Best Author

She rolled her experiences growing up and coming of age in Newport Beach in the 1980s into her first book, Drift, a collection of 13 loosely linked short stories revolving around the non-beautiful people of the moneyed coastal enclave. The San Francisco Chronicle named it one of the best books of 2009, and it was a finalist for the California Book Award and 2009 Story Prize. Patterson's follow-up, her first novel, This Vacant Paradise, is a modern reinterpretation of Edith Wharton's House of Mirth that once again leans on her hometown for its backdrop, although this time the action is set in the go-go 1990s. The New York Times Book Review hailed the novel as a recent Editors Choice. Another reason to love Patterson is her aversion to promoting her work via social networking.

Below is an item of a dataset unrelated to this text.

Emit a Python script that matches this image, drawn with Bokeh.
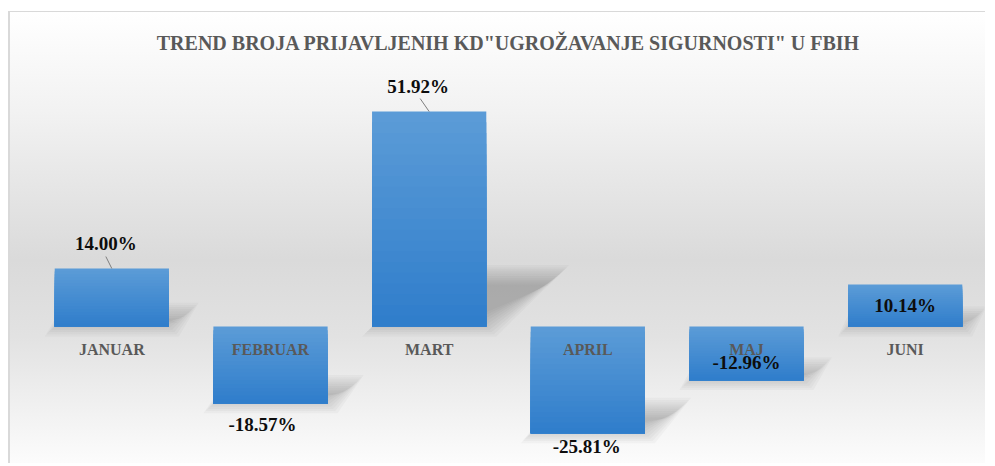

Writing for Three Guys One Book, she describes suffering insomnia while trying to spread the word about Drift on Facebook because “I found myself scrutinizing vacation photos of strangers on FB rather than reading or writing. For this, I blame myself, not FB.” For This Vacant Paradise, the Pasadena transplant has stayed off Facebook (one year and counting) and won't tweet, and her Three Guys One Book piece is the closest she'll get to blogging. “Perhaps this is idealistic,” she explains, “but I'd rather my work develop a fan base.” It already has.